=== EXERCISE OBJECTIVE ===
Write only the number of lines in the records beneath that hold "this".

=== MATERIAL PROVIDED ===
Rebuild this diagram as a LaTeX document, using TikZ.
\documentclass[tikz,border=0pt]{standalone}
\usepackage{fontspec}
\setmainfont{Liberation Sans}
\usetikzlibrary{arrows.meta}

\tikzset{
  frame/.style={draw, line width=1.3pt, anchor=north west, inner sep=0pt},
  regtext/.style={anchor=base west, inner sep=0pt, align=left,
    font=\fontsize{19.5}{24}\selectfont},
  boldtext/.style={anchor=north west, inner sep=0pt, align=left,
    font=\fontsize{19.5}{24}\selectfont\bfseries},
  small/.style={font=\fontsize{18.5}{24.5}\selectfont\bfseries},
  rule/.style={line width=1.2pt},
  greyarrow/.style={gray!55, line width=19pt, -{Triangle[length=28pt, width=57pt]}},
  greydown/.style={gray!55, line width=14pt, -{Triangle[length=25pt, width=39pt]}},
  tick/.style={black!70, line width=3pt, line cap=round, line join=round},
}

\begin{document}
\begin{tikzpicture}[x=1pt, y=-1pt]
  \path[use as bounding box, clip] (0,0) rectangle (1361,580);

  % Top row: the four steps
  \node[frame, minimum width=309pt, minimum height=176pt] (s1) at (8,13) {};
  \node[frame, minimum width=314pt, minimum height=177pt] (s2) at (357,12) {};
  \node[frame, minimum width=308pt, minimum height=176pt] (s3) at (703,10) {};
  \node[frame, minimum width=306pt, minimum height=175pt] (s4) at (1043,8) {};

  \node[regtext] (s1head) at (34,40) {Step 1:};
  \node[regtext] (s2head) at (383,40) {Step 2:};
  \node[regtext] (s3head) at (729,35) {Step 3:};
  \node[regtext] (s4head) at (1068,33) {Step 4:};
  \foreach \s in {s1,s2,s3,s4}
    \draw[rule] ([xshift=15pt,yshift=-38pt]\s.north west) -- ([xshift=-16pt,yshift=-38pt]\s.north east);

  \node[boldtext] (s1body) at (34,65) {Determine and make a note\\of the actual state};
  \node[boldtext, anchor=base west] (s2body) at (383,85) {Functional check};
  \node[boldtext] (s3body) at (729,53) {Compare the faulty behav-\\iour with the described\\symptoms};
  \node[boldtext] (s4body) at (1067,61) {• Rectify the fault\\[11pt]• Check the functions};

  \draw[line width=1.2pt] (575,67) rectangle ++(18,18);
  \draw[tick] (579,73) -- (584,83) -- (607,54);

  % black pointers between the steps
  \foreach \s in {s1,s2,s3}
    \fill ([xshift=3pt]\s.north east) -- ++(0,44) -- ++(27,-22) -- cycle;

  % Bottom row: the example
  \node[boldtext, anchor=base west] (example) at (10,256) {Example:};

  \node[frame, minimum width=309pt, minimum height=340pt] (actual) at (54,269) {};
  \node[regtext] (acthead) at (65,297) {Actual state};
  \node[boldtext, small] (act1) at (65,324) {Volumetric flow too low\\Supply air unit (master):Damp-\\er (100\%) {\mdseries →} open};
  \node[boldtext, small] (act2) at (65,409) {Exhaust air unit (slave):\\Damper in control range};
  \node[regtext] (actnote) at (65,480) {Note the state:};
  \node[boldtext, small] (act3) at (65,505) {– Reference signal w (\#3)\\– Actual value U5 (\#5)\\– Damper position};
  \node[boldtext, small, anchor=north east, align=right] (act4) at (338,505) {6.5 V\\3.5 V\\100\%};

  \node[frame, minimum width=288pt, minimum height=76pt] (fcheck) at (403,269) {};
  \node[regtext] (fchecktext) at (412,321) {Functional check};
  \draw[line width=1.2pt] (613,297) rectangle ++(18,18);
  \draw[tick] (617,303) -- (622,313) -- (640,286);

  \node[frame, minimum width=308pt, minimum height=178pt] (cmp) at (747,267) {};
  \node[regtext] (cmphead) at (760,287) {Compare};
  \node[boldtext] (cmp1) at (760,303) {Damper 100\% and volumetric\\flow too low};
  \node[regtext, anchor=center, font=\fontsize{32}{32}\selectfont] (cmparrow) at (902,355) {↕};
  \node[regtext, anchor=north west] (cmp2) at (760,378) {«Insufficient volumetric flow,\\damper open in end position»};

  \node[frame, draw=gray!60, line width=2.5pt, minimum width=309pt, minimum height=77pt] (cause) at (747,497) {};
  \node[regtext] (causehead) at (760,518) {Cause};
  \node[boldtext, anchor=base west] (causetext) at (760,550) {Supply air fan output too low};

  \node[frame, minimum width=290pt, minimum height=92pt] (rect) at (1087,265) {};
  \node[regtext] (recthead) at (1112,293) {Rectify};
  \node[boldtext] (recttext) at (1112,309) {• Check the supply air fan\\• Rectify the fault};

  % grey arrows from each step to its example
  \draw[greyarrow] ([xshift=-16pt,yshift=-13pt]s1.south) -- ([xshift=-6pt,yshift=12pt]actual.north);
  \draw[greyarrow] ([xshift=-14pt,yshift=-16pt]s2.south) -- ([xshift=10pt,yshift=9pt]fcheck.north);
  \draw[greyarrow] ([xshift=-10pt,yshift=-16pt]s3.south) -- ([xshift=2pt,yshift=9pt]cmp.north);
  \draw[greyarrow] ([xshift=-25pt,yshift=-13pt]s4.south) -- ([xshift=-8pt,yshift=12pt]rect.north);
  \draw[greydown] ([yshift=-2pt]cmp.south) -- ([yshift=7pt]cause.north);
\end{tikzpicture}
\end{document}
==
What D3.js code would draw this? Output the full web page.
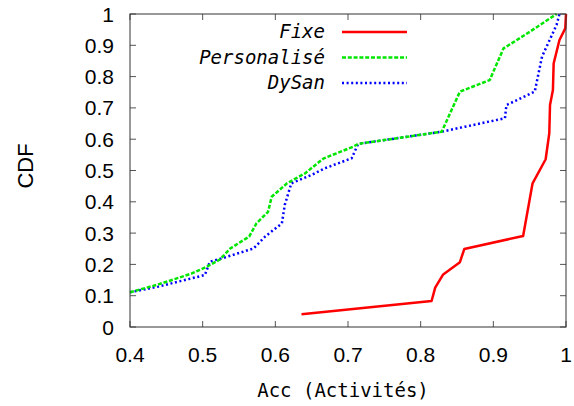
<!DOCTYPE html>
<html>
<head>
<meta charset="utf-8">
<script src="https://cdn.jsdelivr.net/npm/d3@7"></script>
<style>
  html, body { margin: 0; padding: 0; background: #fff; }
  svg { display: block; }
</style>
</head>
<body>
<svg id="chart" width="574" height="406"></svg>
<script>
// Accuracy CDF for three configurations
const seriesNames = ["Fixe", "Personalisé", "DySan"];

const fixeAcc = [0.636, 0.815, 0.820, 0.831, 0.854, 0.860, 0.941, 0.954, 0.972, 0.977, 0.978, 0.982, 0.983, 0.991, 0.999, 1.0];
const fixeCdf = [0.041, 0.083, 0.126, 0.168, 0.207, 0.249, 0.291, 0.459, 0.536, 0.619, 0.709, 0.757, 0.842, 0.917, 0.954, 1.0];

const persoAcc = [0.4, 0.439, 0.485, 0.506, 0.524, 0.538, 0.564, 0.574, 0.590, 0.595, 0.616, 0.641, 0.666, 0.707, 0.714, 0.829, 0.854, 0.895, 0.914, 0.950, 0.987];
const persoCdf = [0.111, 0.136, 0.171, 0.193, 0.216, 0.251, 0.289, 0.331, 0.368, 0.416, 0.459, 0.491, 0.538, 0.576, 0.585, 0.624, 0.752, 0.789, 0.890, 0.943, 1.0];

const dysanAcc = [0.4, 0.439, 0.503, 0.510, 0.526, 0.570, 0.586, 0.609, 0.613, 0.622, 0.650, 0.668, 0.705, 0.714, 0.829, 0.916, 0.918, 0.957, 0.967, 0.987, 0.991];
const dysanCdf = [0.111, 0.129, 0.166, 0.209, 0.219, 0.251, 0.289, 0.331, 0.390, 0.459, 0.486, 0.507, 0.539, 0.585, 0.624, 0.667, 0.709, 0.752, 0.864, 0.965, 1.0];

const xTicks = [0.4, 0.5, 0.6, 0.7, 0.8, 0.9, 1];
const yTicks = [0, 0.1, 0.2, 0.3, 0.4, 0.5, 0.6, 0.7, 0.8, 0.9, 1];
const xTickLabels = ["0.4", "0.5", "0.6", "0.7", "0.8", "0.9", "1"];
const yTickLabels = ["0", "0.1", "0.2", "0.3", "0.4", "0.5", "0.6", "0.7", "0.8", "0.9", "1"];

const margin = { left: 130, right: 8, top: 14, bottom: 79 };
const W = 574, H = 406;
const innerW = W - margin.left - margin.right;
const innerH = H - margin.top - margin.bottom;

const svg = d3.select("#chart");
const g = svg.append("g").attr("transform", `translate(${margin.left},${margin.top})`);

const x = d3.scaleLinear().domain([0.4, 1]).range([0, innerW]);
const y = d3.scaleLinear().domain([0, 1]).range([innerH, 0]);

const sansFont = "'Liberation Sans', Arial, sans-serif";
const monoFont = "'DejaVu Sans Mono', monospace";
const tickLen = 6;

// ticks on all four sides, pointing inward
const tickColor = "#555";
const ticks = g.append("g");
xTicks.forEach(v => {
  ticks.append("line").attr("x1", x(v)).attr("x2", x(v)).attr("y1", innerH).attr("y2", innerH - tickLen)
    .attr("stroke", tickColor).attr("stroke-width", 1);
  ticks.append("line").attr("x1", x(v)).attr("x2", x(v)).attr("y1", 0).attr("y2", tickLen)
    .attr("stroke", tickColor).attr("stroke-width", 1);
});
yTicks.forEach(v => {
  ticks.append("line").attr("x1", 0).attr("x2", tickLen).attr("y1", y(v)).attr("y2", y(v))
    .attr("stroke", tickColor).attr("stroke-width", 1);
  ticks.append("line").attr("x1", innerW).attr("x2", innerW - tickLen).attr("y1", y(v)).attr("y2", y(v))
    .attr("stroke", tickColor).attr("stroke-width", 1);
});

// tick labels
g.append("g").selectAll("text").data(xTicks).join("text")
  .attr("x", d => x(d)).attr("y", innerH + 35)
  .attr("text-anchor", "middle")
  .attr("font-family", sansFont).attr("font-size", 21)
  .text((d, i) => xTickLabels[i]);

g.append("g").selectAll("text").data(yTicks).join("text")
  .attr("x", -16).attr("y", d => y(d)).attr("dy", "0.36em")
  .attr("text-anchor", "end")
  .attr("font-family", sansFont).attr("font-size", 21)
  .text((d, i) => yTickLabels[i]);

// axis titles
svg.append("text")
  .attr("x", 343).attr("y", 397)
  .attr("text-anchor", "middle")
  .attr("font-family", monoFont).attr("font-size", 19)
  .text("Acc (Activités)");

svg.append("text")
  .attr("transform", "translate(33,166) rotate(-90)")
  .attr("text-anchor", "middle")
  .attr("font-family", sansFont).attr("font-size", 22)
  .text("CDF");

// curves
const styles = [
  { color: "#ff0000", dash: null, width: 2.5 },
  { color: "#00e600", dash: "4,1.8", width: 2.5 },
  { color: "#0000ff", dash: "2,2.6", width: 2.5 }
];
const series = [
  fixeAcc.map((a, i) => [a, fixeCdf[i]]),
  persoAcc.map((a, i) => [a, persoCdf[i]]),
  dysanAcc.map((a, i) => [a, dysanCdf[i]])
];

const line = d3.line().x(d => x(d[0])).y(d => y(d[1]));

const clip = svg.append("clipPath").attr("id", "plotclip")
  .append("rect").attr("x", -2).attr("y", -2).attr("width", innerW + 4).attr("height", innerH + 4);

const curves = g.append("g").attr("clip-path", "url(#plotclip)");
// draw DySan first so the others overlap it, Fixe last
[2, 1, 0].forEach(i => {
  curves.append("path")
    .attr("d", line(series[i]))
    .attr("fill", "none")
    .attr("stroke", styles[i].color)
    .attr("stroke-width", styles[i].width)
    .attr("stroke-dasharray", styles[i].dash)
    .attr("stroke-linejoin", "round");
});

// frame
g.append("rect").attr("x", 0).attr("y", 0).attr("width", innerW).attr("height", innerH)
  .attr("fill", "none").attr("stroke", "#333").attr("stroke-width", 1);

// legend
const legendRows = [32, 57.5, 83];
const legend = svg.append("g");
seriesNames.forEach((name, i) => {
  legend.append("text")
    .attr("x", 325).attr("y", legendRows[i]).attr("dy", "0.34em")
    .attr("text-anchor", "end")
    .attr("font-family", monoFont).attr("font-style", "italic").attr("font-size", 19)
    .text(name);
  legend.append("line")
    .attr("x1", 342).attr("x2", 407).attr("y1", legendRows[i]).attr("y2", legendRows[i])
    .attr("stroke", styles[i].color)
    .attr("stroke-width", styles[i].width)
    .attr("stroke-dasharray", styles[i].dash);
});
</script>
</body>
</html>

=== TASK ANSWER ===
2